> **Plotting code records**

○ ○ ○ ○ ○

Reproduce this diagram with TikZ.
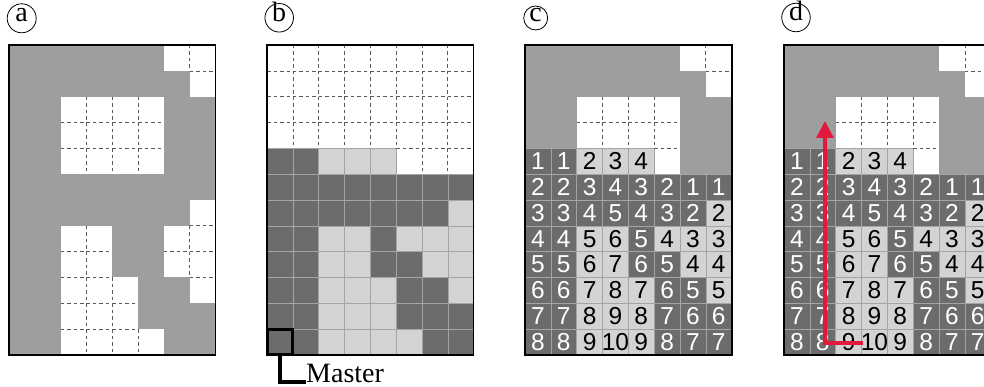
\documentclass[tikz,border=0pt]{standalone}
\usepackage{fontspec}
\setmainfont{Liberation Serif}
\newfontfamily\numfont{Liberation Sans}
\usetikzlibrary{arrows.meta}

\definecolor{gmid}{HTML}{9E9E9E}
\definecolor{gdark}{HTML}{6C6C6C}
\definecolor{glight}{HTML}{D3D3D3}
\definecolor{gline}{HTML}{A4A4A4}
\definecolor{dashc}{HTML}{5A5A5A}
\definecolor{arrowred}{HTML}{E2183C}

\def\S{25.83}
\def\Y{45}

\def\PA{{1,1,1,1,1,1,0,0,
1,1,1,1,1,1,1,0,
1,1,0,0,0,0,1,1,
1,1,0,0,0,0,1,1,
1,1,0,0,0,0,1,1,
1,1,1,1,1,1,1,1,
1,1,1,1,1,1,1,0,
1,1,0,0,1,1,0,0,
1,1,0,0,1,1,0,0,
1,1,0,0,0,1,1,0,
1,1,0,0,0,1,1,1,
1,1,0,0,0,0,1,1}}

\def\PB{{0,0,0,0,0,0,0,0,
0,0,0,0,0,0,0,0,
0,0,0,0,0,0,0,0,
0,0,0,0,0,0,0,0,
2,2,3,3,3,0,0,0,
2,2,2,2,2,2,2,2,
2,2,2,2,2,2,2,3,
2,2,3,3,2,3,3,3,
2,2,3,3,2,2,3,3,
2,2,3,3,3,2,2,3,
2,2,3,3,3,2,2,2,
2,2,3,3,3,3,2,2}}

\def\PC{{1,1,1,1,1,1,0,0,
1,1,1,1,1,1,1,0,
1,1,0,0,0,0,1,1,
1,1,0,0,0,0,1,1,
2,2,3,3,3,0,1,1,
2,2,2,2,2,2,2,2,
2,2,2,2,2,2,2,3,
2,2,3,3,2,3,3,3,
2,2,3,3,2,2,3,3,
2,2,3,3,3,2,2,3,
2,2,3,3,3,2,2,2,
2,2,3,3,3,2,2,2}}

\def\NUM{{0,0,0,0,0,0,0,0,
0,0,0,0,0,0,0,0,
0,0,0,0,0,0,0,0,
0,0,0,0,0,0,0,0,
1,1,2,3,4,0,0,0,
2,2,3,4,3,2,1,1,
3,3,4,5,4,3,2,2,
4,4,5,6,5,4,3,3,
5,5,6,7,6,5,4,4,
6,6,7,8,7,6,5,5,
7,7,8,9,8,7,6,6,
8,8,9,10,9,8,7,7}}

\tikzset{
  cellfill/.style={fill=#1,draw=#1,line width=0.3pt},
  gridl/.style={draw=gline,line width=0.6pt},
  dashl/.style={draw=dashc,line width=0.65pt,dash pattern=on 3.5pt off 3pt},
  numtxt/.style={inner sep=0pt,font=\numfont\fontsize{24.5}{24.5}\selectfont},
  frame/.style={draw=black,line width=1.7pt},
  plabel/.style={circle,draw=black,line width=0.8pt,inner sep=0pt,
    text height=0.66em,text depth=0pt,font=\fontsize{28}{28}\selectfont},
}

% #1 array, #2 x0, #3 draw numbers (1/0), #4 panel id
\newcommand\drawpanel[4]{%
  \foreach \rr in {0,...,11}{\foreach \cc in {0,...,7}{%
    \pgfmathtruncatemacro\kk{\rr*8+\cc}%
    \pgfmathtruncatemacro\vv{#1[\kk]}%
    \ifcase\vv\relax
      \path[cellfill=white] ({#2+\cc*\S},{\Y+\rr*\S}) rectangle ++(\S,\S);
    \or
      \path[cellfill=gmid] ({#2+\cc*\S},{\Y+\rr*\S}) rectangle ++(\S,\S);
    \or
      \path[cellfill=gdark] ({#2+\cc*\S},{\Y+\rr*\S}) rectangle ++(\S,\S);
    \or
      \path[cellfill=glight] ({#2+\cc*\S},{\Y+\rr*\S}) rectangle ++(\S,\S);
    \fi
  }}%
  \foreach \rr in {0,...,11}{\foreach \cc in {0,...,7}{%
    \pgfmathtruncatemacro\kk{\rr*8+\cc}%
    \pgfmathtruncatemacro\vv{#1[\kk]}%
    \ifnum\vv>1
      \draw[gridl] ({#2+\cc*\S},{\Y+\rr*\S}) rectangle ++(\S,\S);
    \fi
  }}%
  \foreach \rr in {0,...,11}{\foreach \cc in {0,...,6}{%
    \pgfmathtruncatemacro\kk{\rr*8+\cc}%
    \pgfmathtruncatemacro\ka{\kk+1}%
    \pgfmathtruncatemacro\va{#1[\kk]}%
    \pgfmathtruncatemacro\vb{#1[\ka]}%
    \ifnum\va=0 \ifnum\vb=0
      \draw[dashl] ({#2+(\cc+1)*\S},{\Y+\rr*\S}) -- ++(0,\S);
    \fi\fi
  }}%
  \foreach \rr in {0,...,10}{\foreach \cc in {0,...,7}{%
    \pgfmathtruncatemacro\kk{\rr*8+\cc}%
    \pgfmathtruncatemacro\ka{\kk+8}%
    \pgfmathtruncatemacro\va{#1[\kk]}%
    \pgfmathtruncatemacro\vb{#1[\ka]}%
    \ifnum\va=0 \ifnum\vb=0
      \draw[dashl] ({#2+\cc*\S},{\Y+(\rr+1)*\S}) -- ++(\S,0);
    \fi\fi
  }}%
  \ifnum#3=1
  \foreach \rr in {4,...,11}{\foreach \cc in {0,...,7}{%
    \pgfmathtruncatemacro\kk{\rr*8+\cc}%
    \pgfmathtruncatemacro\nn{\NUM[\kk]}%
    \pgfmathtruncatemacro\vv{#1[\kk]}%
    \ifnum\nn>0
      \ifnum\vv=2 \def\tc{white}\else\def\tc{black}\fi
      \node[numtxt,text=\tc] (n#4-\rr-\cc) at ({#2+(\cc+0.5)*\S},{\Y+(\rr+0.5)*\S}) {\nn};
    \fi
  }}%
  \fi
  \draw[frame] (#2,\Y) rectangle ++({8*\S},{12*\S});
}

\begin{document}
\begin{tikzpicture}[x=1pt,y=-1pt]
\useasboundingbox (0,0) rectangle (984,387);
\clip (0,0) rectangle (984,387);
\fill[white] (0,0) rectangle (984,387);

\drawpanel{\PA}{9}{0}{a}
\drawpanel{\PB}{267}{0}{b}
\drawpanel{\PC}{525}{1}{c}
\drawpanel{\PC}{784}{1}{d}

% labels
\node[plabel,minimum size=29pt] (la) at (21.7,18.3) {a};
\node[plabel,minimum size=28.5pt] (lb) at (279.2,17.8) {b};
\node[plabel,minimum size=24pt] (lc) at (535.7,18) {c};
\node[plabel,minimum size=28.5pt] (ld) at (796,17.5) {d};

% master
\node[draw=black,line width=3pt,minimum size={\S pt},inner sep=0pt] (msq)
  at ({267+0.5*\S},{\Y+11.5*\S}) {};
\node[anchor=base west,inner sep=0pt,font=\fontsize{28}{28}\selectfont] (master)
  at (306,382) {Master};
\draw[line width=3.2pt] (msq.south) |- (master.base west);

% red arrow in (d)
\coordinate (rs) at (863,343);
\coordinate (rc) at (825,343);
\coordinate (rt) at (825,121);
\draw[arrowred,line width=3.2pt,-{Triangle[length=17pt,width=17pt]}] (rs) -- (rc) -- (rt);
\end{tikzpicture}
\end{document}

○ ○ ○ ○ ○

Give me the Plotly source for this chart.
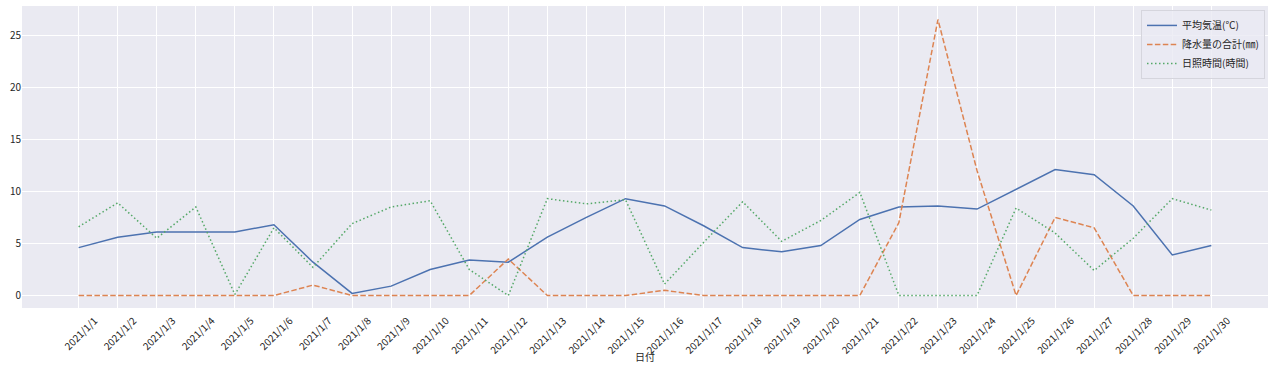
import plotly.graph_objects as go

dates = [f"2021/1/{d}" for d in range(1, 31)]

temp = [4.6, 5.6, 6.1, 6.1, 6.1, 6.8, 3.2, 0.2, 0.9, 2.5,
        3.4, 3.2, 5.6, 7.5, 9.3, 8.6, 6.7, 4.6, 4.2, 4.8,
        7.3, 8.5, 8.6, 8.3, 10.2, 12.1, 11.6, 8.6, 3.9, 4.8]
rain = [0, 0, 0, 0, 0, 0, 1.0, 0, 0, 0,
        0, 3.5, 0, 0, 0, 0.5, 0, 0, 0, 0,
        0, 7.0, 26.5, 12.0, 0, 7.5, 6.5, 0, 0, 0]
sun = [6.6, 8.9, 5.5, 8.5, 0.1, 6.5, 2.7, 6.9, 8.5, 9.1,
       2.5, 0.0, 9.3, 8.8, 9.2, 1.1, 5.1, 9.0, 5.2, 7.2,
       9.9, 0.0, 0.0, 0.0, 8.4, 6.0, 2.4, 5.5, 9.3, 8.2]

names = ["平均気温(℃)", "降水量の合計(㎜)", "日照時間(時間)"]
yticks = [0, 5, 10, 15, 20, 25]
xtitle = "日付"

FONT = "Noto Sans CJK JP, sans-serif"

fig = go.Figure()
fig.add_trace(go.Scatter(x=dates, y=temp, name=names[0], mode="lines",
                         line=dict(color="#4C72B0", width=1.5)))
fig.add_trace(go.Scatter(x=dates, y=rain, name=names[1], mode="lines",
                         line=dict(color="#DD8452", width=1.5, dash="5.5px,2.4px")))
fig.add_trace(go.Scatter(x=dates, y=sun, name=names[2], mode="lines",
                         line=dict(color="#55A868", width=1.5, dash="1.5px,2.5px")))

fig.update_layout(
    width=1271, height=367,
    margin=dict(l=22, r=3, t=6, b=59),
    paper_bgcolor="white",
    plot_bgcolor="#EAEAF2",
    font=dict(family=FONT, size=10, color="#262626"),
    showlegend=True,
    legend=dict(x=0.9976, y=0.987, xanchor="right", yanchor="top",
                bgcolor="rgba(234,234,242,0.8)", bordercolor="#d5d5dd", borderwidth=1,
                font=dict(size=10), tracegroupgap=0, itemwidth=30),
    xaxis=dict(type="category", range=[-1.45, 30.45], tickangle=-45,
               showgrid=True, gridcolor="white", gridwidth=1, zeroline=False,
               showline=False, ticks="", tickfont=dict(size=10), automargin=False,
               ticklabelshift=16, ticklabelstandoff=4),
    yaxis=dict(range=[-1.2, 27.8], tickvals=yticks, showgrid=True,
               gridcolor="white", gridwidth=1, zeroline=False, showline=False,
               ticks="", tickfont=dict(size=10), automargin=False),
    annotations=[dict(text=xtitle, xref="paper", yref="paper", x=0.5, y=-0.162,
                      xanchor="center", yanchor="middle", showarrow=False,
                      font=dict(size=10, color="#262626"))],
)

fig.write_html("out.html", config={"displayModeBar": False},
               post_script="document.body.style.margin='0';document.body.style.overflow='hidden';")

○ ○ ○ ○ ○

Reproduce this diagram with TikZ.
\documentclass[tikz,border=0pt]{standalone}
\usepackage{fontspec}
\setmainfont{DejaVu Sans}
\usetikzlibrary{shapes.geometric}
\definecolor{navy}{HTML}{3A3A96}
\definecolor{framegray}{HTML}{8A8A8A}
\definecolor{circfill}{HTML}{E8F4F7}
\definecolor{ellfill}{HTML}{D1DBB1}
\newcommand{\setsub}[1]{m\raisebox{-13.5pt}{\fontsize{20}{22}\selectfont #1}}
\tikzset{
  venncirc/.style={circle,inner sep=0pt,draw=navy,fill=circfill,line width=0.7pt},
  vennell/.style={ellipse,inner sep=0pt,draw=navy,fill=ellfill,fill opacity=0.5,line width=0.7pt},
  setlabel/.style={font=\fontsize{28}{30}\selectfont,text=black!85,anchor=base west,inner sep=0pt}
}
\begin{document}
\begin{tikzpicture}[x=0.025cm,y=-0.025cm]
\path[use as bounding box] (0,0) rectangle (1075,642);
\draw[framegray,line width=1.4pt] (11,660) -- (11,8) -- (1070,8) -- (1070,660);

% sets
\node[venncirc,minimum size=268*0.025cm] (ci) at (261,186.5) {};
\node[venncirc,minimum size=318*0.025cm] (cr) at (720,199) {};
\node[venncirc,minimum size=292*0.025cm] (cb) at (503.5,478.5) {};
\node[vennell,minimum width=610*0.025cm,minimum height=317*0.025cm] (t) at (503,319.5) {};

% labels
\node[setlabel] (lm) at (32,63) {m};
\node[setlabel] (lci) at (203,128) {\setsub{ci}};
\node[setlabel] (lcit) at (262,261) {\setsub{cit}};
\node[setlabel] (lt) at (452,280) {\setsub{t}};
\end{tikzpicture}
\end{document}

○ ○ ○ ○ ○

> **Problem to solve**
Extract from the material above the stretch running from the line containing "Give me the Plotly source for this chart." through the line containing "in range(1, 31)]". Keep the text exact and the pictures out.

> **Completed exercise**
Give me the Plotly source for this chart.
import plotly.graph_objects as go

dates = [f"2021/1/{d}" for d in range(1, 31)]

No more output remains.